Women do have a decidedly better situation in the new Afghanistan than they did under the radical Muslim Taliban regime: many have resumed their educations, and even some employment opportunities have opened up for them. But evidently Kristof and the Times expected Bush to wave his wand and remake Kabul into Manhattan, with burqas magically transformed into mini skirts and tongue piercings.
But it’s likely that this latest round of Bush-bashing from Kristof, as ludicrous as it is, stems as much from an inability to look at the real source of Ellaha’s woes than from blind hatred for the incumbent. In his entire meditation on the beating and mistreatment of women in Afghanistan, the egregious Kristof of course never once mentions the Qur’an, with which Ellaha’s father, uncle, and cousins are doubtless deeply familiar. It stipulates: “Men are in charge of women, because Allah hath made the one of them to excel the other, and because they spend of their property (for the support of women). So good women are the obedient, guarding in secret that which Allah hath guarded. As for those from whom ye fear rebellion, admonish them and banish them to beds apart, and scourge them” (Sura 4:34). If, therefore, Ellaha’s male kin had reason to “fear rebellion” from her, they considered themselves completely within their rights to “scourge” her.
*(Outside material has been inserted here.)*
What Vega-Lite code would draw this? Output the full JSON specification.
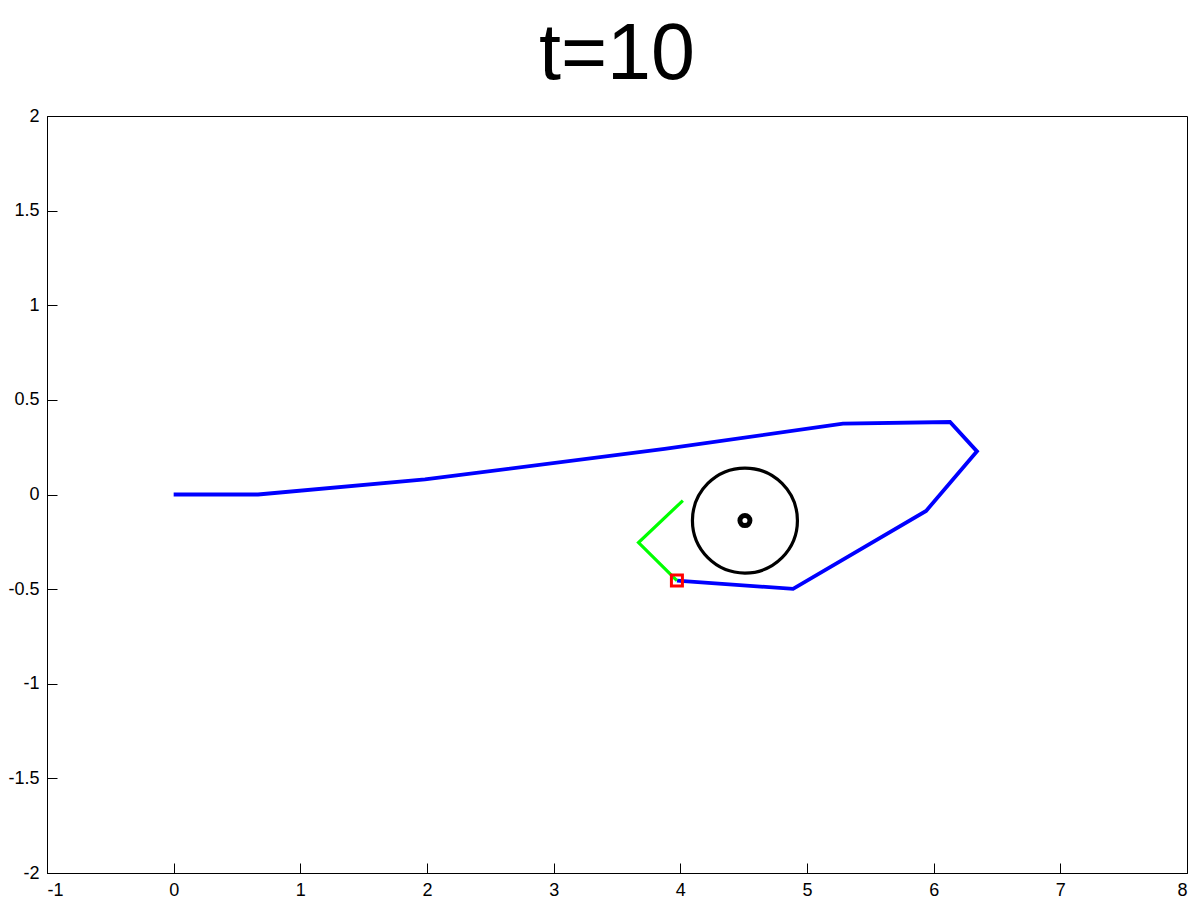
{
  "$schema": "https://vega.github.io/schema/vega-lite/v6.json",
  "width": 1140,
  "height": 757,
  "autosize": "none",
  "padding": {"left": 47, "top": 116, "right": 13, "bottom": 28},
  "background": "white",
  "title": {
    "text": "t=10",
    "font": "Liberation Sans",
    "fontSize": 79,
    "fontWeight": "normal",
    "color": "black",
    "anchor": "middle",
    "baseline": "top",
    "offset": 11
  },
  "config": {
    "view": {"stroke": "black", "strokeWidth": 1},
    "axis": {
      "grid": false,
      "domainColor": "black",
      "domainWidth": 1,
      "tickColor": "black",
      "tickWidth": 1,
      "tickSize": -10,
      "labelFont": "Liberation Sans",
      "labelFontSize": 18,
      "labelColor": "black",
      "title": null
    }
  },
  "datasets": {
    "path": [
      {"i": 0, "x": 0, "y": 0},
      {"i": 1, "x": 0.666, "y": 0},
      {"i": 2, "x": 1.984, "y": 0.08},
      {"i": 3, "x": 3.876, "y": 0.241},
      {"i": 4, "x": 5.284, "y": 0.374},
      {"i": 5, "x": 6.129, "y": 0.383},
      {"i": 6, "x": 6.342, "y": 0.228},
      {"i": 7, "x": 5.94, "y": -0.087},
      {"i": 8, "x": 4.89, "y": -0.499},
      {"i": 9, "x": 3.973, "y": -0.455}
    ],
    "arm": [
      {"i": 0, "x": 4.02, "y": -0.032},
      {"i": 1, "x": 3.67, "y": -0.254},
      {"i": 2, "x": 3.973, "y": -0.455}
    ],
    "obstacle": [{"x": 4.51, "y": -0.138}],
    "tip": [{"x": 3.973, "y": -0.455}]
  },
  "encoding": {
    "x": {
      "field": "x",
      "type": "quantitative",
      "scale": {"domain": [-1, 8], "nice": false, "zero": false},
      "axis": {"values": [-1, 0, 1, 2, 3, 4, 5, 6, 7, 8], "labelExpr": "'' + datum.value", "labelPadding": 18}
    },
    "y": {
      "field": "y",
      "type": "quantitative",
      "scale": {"domain": [-2, 2], "nice": false, "zero": false},
      "axis": {"values": [-2, -1.5, -1, -0.5, 0, 0.5, 1, 1.5, 2], "labelExpr": "'' + datum.value", "labelPadding": 18}
    }
  },
  "layer": [
    {
      "data": {"name": "path"},
      "mark": {"type": "line", "color": "#0000ff", "strokeWidth": 3.8, "strokeJoin": "miter"},
      "encoding": {"order": {"field": "i", "type": "quantitative"}}
    },
    {
      "data": {"name": "arm"},
      "mark": {"type": "line", "color": "#00ff00", "strokeWidth": 3.2},
      "encoding": {"order": {"field": "i", "type": "quantitative"}}
    },
    {
      "data": {"name": "obstacle"},
      "mark": {"type": "point", "shape": "circle", "filled": false, "size": 11025, "stroke": "black", "strokeWidth": 3.2, "opacity": 1}
    },
    {
      "data": {"name": "obstacle"},
      "mark": {"type": "point", "shape": "circle", "filled": false, "size": 100, "stroke": "black", "strokeWidth": 5, "opacity": 1}
    },
    {
      "data": {"name": "tip"},
      "mark": {"type": "point", "shape": "square", "filled": false, "size": 121, "stroke": "#ff0000", "strokeWidth": 3, "opacity": 1}
    }
  ]
}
This verse is not are not a thing of the past. In 2000 a retired Turkish Muslim cleric, Kemal Guran, sparked a controversy in that secularized Muslim nation with a passage in his booklet, The Muslim’s Handbook. According to the BBC, “the booklet, published by the Pious Foundation, which is part of the government’s Religious Affairs Directorate, says men can beat their wives as long as they do not strike the face and only beat them moderately.” Even a relatively moderate Muslim, Dr. Jamal Badawi, acknowledges that husbands have the right to beat their wives. Quoting Sura 4:34, Dr. Badawi doesn’t deny the prerogative, but he’s clearly embarrassed by it, and tries to explain it away: “Such a measure is more accurately described as a gentle tap on the body, but NEVER ON THE FACE, making it more of a symbolic measure then a punitive one.” (Emphasis in the original.)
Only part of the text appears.